Mason Razavi, Quartet Plus

by Jeff Becker

Mason Razavi is a jazz guitarist, composer, educator, and band-leader based in the San Francisco Bay Area. Razavi started out as a self-taught rock guitarist, but after hearing an Andres Segovia recording at the age of 22, he changed directions dramatically and focused on the classical literature and the nylon-strung guitar. After several years of immersion in the classical world, Razavi returned to a more balanced diet of classical, jazz and rock, and the electric guitar. Today Razavi views himself as a jazz guitarist/composer with a diverse background.

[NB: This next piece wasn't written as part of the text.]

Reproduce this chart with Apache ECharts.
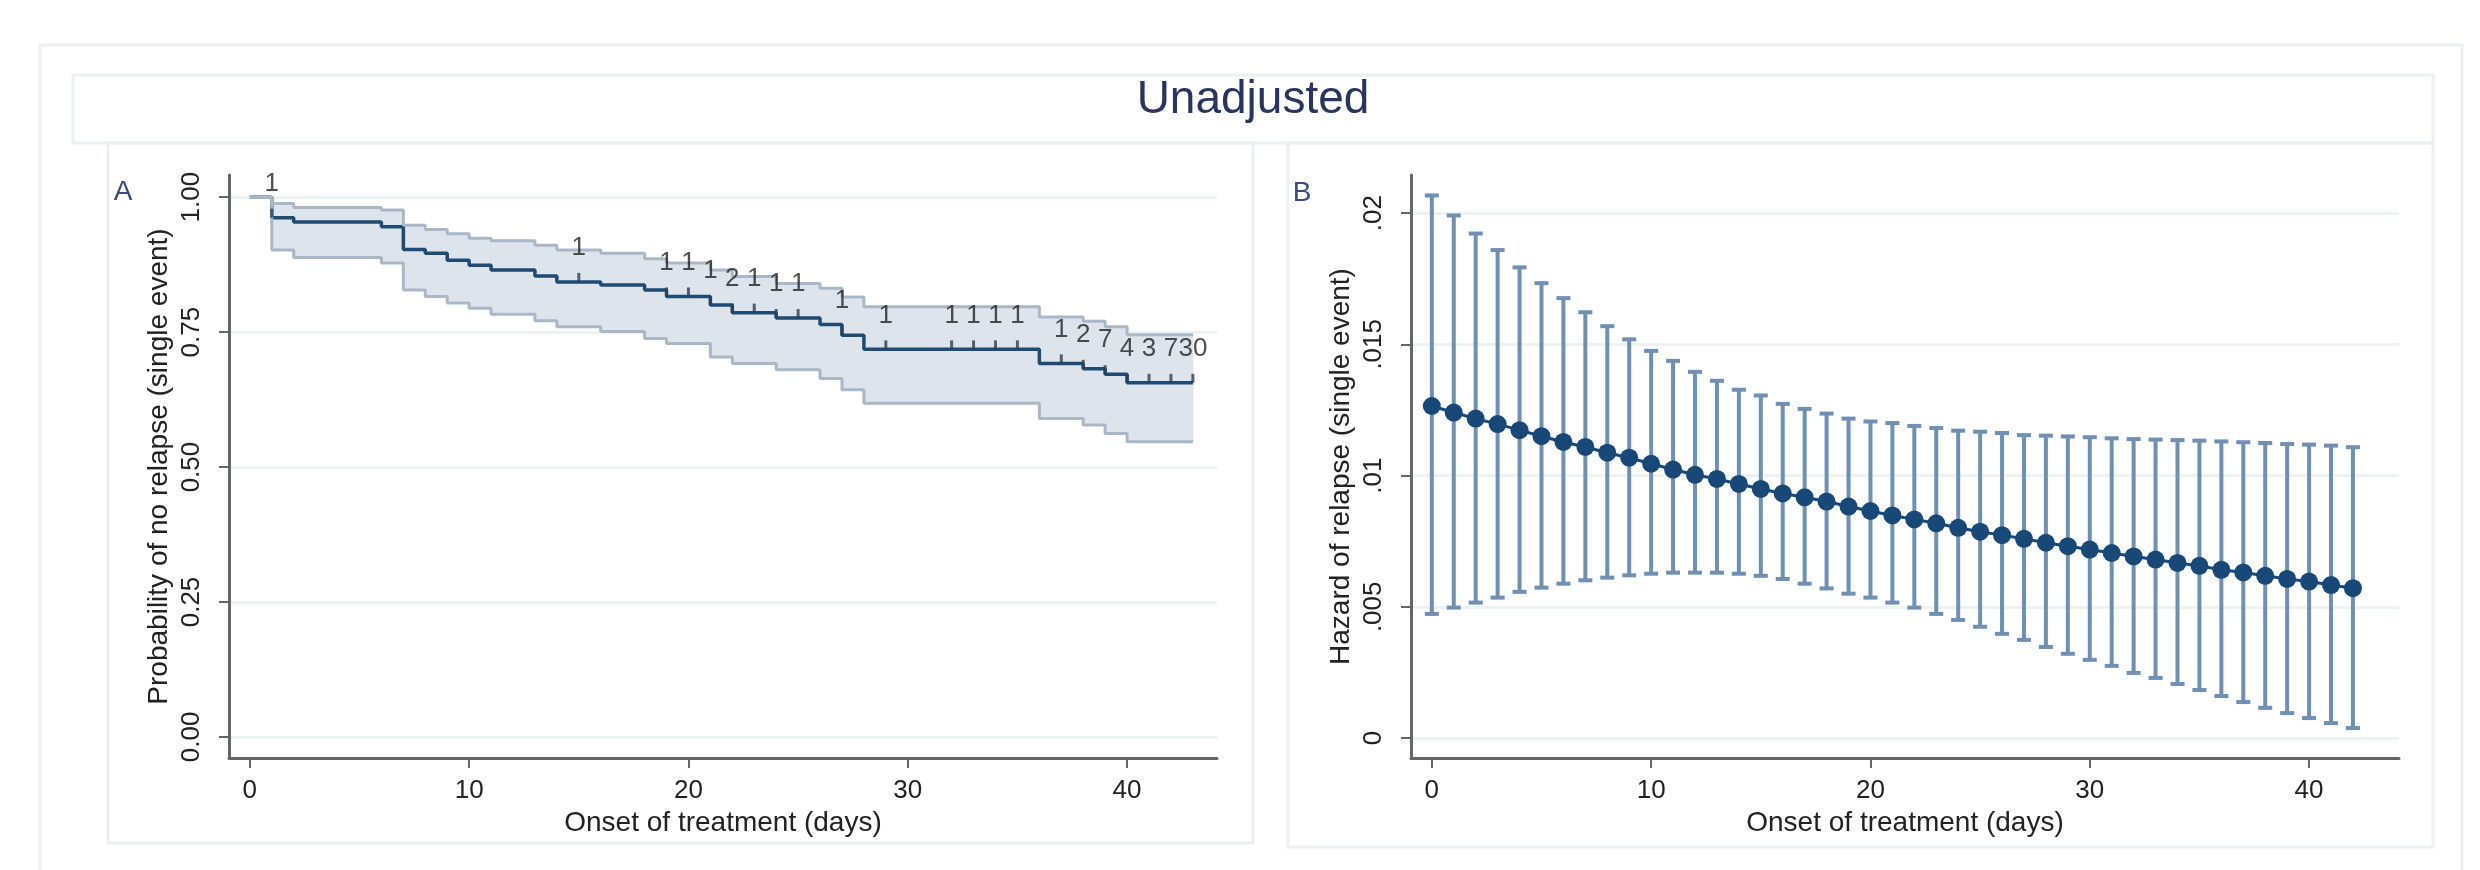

Razavi’s experiences range from rock bands, accompanying concert choirs, backing up jazz singers, and even as a solo classical guitarist. Razavi has performed at the Wilshire Ebell Theater, Paradise Rock Club, and on stage at the San Jose Repertory Theater as well as countless gigs as a sideman and leader of his own groups. He holds a M.A. in Jazz Studies from San Jose State University and a B.M. from Berklee College of Music, where he studied jazz composition and majored in Contemporary Writing and Production.

Razavi’s debut CD/DVD People, Places, and Monsters is an astoundingly creative project that features Razavi’s original music for the solo nylon-strung guitar set to original animation. Razavi’s current project, Quartet Plus, is a collection of Razavi’s originals orchestrated by both a quartet and a nonet. Razavi’s compositions are rich with the sounds of the jazz tradition, but he also cleverly expands upon the tradition with modern colors, rhythmic setting and innovative textures. Four of the eight tracks on the album are performed by a quartet with the remaining tracks featuring the quartet plus a 5-horn section.

“Highrise” finds Razavi’s warm steel-strung guitar taking the forefront over a hip straight-eight groove that methodically develops into a flowing singable melody with well-placed hits and chordal movement. Razavi’s builds his solo just as he does his composed melodies, with thought to thematic development and storytelling. The groove continues to get hipper and funkier as Razavi builds in energy and register to finish his solo statement. Roth-Newell takes a fine solo on the keyboard with a Rhodes like sound; again the ensemble builds behind the soloist, making a clear musical statement and an enjoyable listen.

Perhaps Razavi’s strong point on this outing is his ballad writing and soloing, “Prayer for Newtown” has a gorgeously tender melody and is orchestrated beautifully. The way Razavi’s nylon-strung guitar is paired with the bass clarinet and arco bass during various sections is very affective in creating a haunting soundscape for Ravazi’s tender guitar lines.

Quartet Plus is a wonderful project that will appeal to listener, composer and player alike, Razavi has kept the project on the mellow side, but by no means is it a sleep inducer, each selection develops with deep counterpoint and shifting sections and feel. Overall, it is a very well balanced release in colors, feels and most of all cohesiveness. Worth the listen, worth adding to your collection.